Dataset rows
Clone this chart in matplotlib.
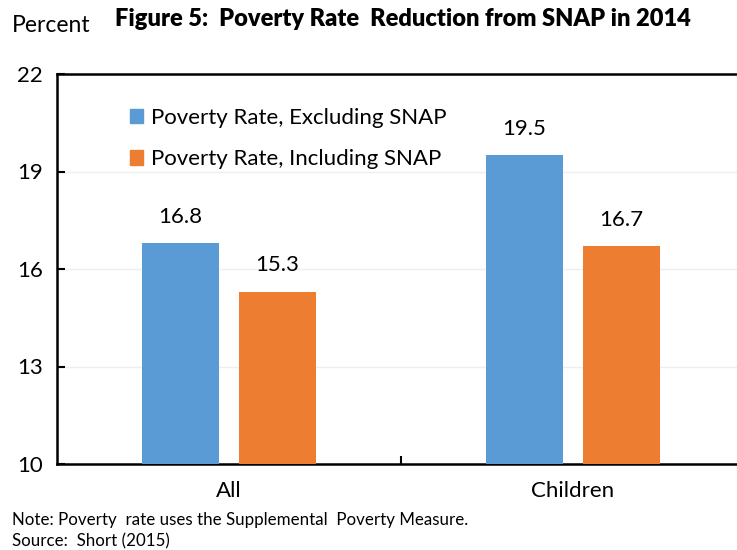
import matplotlib.pyplot as plt
import matplotlib.patches as mpatches

# ── DATOS ───────────────────────────────────────────────
categorias   = ['All', 'Children']
excl_snap    = [16.8, 19.5]
incl_snap    = [15.3, 16.7]
serie_labels = ['Poverty Rate, Excluding SNAP', 'Poverty Rate, Including SNAP']
y_ticks      = [10, 13, 16, 19, 22]

AZUL    = '#5B9BD5'
NARANJA = '#ED7D31'

plt.rcParams['font.family'] = ['Lato', 'DejaVu Sans']

fig = plt.figure(figsize=(7.37, 5.5), dpi=100)
# el eje se sale un poco por la derecha, como en el original
ax = fig.add_axes([56.5 / 737, 1 - 464 / 550, (745 - 56.5) / 737, 390 / 550])

x = [0.5, 1.5]
ancho = 0.224
off = 0.141
barras1 = ax.bar([p - off for p in x], excl_snap, width=ancho, color=AZUL, zorder=3)
barras2 = ax.bar([p + off for p in x], incl_snap, width=ancho, color=NARANJA, zorder=3)

for b, v in zip(list(barras1) + list(barras2), excl_snap + incl_snap):
    ax.text(b.get_x() + b.get_width() / 2, v + 0.5, f'{v:.1f}',
            ha='center', va='bottom', fontsize=16)

ax.set_ylim(10, 22)
ax.set_xlim(0, 2)
ax.set_yticks(y_ticks)
ax.set_yticklabels([str(t) for t in y_ticks], fontsize=16)
ax.set_xticks([1.0])
ax.set_xticklabels([''])
ax.tick_params(axis='both', direction='in', length=6, width=1.5)
ax.tick_params(axis='y', pad=10)
ax.grid(axis='y', color='#eeeeee', linewidth=1, zorder=0)

for s in ax.spines.values():
    s.set_linewidth(1.8)

for p, c in zip(x, categorias):
    ax.text(p, 9.18, c, ha='center', va='center', fontsize=16)

# leyenda manual
handles = [mpatches.Patch(color=AZUL, label=serie_labels[0]),
           mpatches.Patch(color=NARANJA, label=serie_labels[1])]
ax.legend(handles=handles, loc='upper left', bbox_to_anchor=(0.094, 0.935),
          frameon=False, fontsize=16, handlelength=0.6, handleheight=0.6,
          handletextpad=0.35, labelspacing=0.95, borderaxespad=0)

fig.text(403 / 737, 1 - 19 / 550, 'Figure 5:  Poverty Rate  Reduction from SNAP in 2014',
         ha='center', va='center', fontsize=17, fontweight='heavy')
fig.text(12 / 737, 1 - 26 / 550, 'Percent', ha='left', va='center', fontsize=16.5,
         fontstretch='expanded')
fig.text(12 / 737, 1 - 520 / 550, 'Note: Poverty  rate uses the Supplemental  Poverty Measure.',
         ha='left', va='center', fontsize=12.2)
fig.text(12 / 737, 1 - 541 / 550, 'Source:  Short (2015)', ha='left', va='center', fontsize=12.2)

fig.savefig('out.png', dpi=100)
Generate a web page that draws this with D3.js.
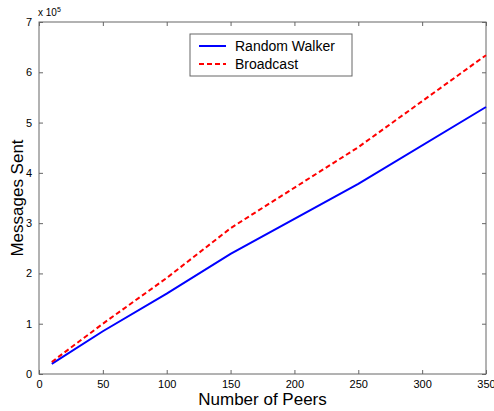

§ **The problem**
Output each line exactly; omit every picture.

§ **Answer to this problem**
Clone this chart in matplotlib.
import matplotlib.pyplot as plt
import matplotlib.patches as mpatches

# ── DATOS ───────────────────────────────────────────────
categorias   = ['All', 'Children']
excl_snap    = [16.8, 19.5]
incl_snap    = [15.3, 16.7]
serie_labels = ['Poverty Rate, Excluding SNAP', 'Poverty Rate, Including SNAP']
y_ticks      = [10, 13, 16, 19, 22]

AZUL    = '#5B9BD5'
NARANJA = '#ED7D31'

plt.rcParams['font.family'] = ['Lato', 'DejaVu Sans']

fig = plt.figure(figsize=(7.37, 5.5), dpi=100)
# el eje se sale un poco por la derecha, como en el original
ax = fig.add_axes([56.5 / 737, 1 - 464 / 550, (745 - 56.5) / 737, 390 / 550])

x = [0.5, 1.5]
ancho = 0.224
off = 0.141
barras1 = ax.bar([p - off for p in x], excl_snap, width=ancho, color=AZUL, zorder=3)
barras2 = ax.bar([p + off for p in x], incl_snap, width=ancho, color=NARANJA, zorder=3)

for b, v in zip(list(barras1) + list(barras2), excl_snap + incl_snap):
    ax.text(b.get_x() + b.get_width() / 2, v + 0.5, f'{v:.1f}',
            ha='center', va='bottom', fontsize=16)

ax.set_ylim(10, 22)
ax.set_xlim(0, 2)
ax.set_yticks(y_ticks)
ax.set_yticklabels([str(t) for t in y_ticks], fontsize=16)
ax.set_xticks([1.0])
ax.set_xticklabels([''])
ax.tick_params(axis='both', direction='in', length=6, width=1.5)
ax.tick_params(axis='y', pad=10)
ax.grid(axis='y', color='#eeeeee', linewidth=1, zorder=0)

for s in ax.spines.values():
    s.set_linewidth(1.8)

for p, c in zip(x, categorias):
    ax.text(p, 9.18, c, ha='center', va='center', fontsize=16)

# leyenda manual
handles = [mpatches.Patch(color=AZUL, label=serie_labels[0]),
           mpatches.Patch(color=NARANJA, label=serie_labels[1])]
ax.legend(handles=handles, loc='upper left', bbox_to_anchor=(0.094, 0.935),
          frameon=False, fontsize=16, handlelength=0.6, handleheight=0.6,
          handletextpad=0.35, labelspacing=0.95, borderaxespad=0)

fig.text(403 / 737, 1 - 19 / 550, 'Figure 5:  Poverty Rate  Reduction from SNAP in 2014',
         ha='center', va='center', fontsize=17, fontweight='heavy')
fig.text(12 / 737, 1 - 26 / 550, 'Percent', ha='left', va='center', fontsize=16.5,
         fontstretch='expanded')
fig.text(12 / 737, 1 - 520 / 550, 'Note: Poverty  rate uses the Supplemental  Poverty Measure.',
         ha='left', va='center', fontsize=12.2)
fig.text(12 / 737, 1 - 541 / 550, 'Source:  Short (2015)', ha='left', va='center', fontsize=12.2)

fig.savefig('out.png', dpi=100)
Generate a web page that draws this with D3.js.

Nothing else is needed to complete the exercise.